The HSBC China Report on Manufacturing is based on data compiled from monthly replies to questionnaires sent to purchasing executives in over 400 manufacturing companies.
Source: Markit
India: The seasonally adjusted HSBC Purchasing Managers’ Index (PMI) was down slightly in April to 57.2, from 57.8 in March. Although this slip indicates that operating conditions improved at a weaker rate during the latest survey period, the latest reading still signalled a considerable strengthening in the health of the industry.
The fall in the PMI reflected slower expansions in both output and new orders. Nevertheless, the indices tracking trends in these two variables remained at levels consistent with sharp rates of growth. Respondents stated that demand for Indian manufactures was supported by better global economic conditions, successful promotional activities and good business reputations. Although new export work continued to rise at a marked pace, data showed that the domestic market remained the primary driver of total new order growth.
Partly as a result of further new order gains, but also due to power cuts and input delivery delays, outstanding business at Indian manufacturers rose solidly in April. It was the fourth increase in five months and a new series record.
To ease capacity pressures and accommodate higher production requirements, manufacturers hired more staff and built up input stocks in April. Job creation was moderate and only slightly weaker than the nineteen-month high recorded in February. Meanwhile, another substantial rise in buying activity enabled firms to expand their raw material holdings at a marked and accelerated pace.
Greater demand for inputs from Indian manufacturers placed additional pressure on vendors in April. Consequently, lead times lengthened for the second month running. That said, the rate of deterioration was only moderate and little-changed since March. Reports suggested that power cuts and short supplies of certain commodities also contributed to delivery delays.
Manufacturers reported another rise in their average purchasing costs in April. Input price inflation was rapid and above the pre-crisis trend, despite easing from March’s series record high. Panellists linked the latest increase to greater fuel and raw material prices, making particular reference to the elevated costs of metals, timber and cotton.
Prices charged for Indian manufactures rose at a marked pace during April, as firms responded to further growth in their cost burdens in an attempt to defend profit margins.
Commenting on the India Manufacturing PMI survey, Robert Prior-Wandesforde, Senior Asian Economist at HSBC said:
"India’s manufacturing PMI fell back for a second consecutive month in April but, at 57.2, remained consistent with double-digit year-on-year growth in the industrial sector. Both new orders and output indices were above 60 and employment showed modest gains.
"Of more interest, however, are the series relating to prices and capacity issues.
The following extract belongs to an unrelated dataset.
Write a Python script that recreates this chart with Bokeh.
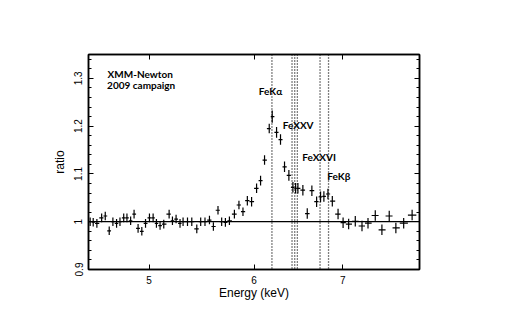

Input prices showed a slightly smaller rise in April than March, although it was still the second highest increase since the PMI began five years ago. Meanwhile, output prices registered their strongest increase for three months as backlogs of work jumped to an all time high. The latter further supports the argument that demand is growing more strongly than supply, giving companies the confidence to push through price rises. In our view, India is in for a protracted period of rate hikes, the extent of which will surprise most forecasters."
The HSBC India Report on Manufacturing is based on data compiled from monthly replies to questionnaires sent to purchasing executives in over 500 manufacturing companies.